Lo sviluppo edilizio è spesso visto come l’elemento che ha favorito le mafie. Fosse così non sarebbe comprensibile come la questione della criminalità organizzata sia “esplosa” proprio negli anni del blocco dell’edilizia e non dell’espansione edilizia. Mi pare più verosimile che i mafiosi abbiano fatto e facciano tuttora i soldi con il traffico degli stupefacenti, delle droghe. Dopo di che riciclano e puliscono questi soldi nei settori economici dove è più possibile. L’edilizia è uno di questi settori, ma non l’unico. Non va poi sottovalutato l’effetto crisi: aziende con problemi di liquidità sono state più facili prede di chi aveva il problema contrario, come riciclare una liquidità sconfinata.
Le azioni amministrative, i protocolli degli Enti Locali con la Prefettura entrano comunque anche nel terreno dell’urbanistica e dell’edilizia. Addirittura con modalità che hanno portato il Ministero dell’Interno a pensarci un anno prima di dare l’assenso.
Anche questo dimostra che, al di là di episodi certo non condivisibili, come le dichiarazioni dell’ex sindaco di Brescello, gli Enti Locali sono in prima linea nel contrasto delle mafie.

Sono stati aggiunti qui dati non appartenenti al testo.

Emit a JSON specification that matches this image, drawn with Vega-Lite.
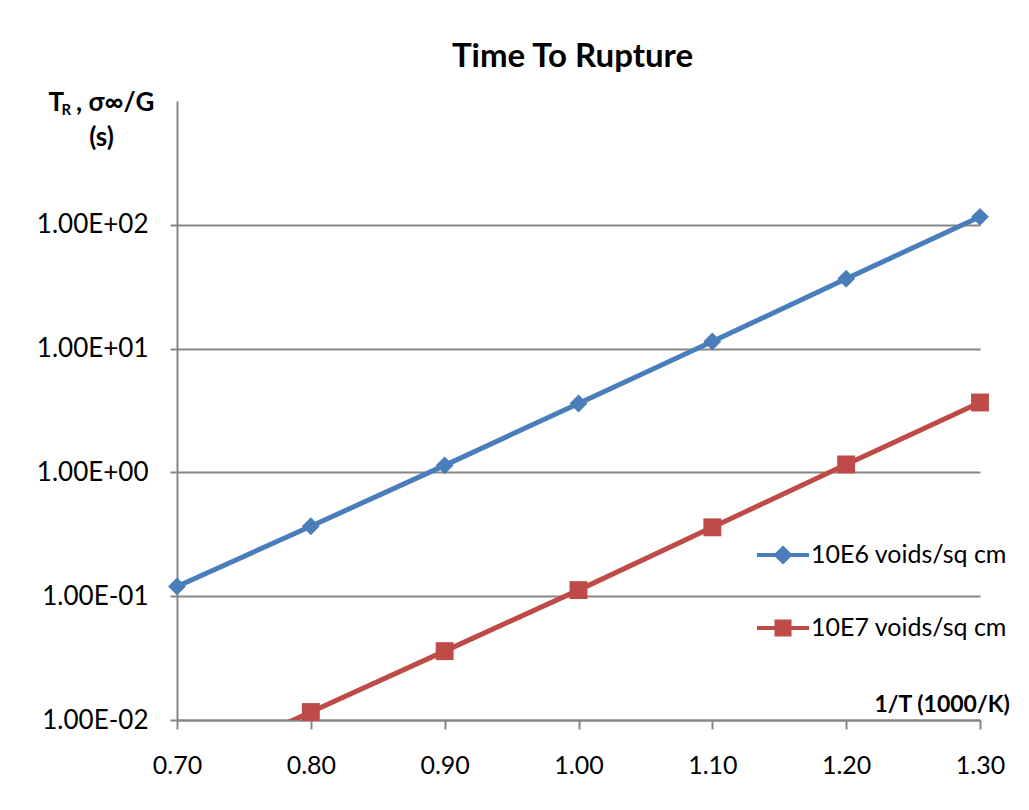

Al punto che Regione e Comune di Reggio Emilia stanno sostenendo costi assolutamente non di loro competenza per garantire che il processo Aemilia si svolga qui.
Speriamo che Aemilia segni anche la fine di una fase in cui tutti denunciavano la presenza delle mafie, ma, per carenza di indagini, non emergevano mai nomi e cognomi.
E’ inoltre indispensabile che a tutti i livelli si aiutino gli amministratori locali ad avere gli strumenti per un’efficace azione di prevenzione, cosa che in passato non vi è stata.
In conclusione, credo che le istituzioni e la politica, in Emilia Romagna e nella nostra provincia, possano ancora essere un baluardo di legalità e di giustizia sociale.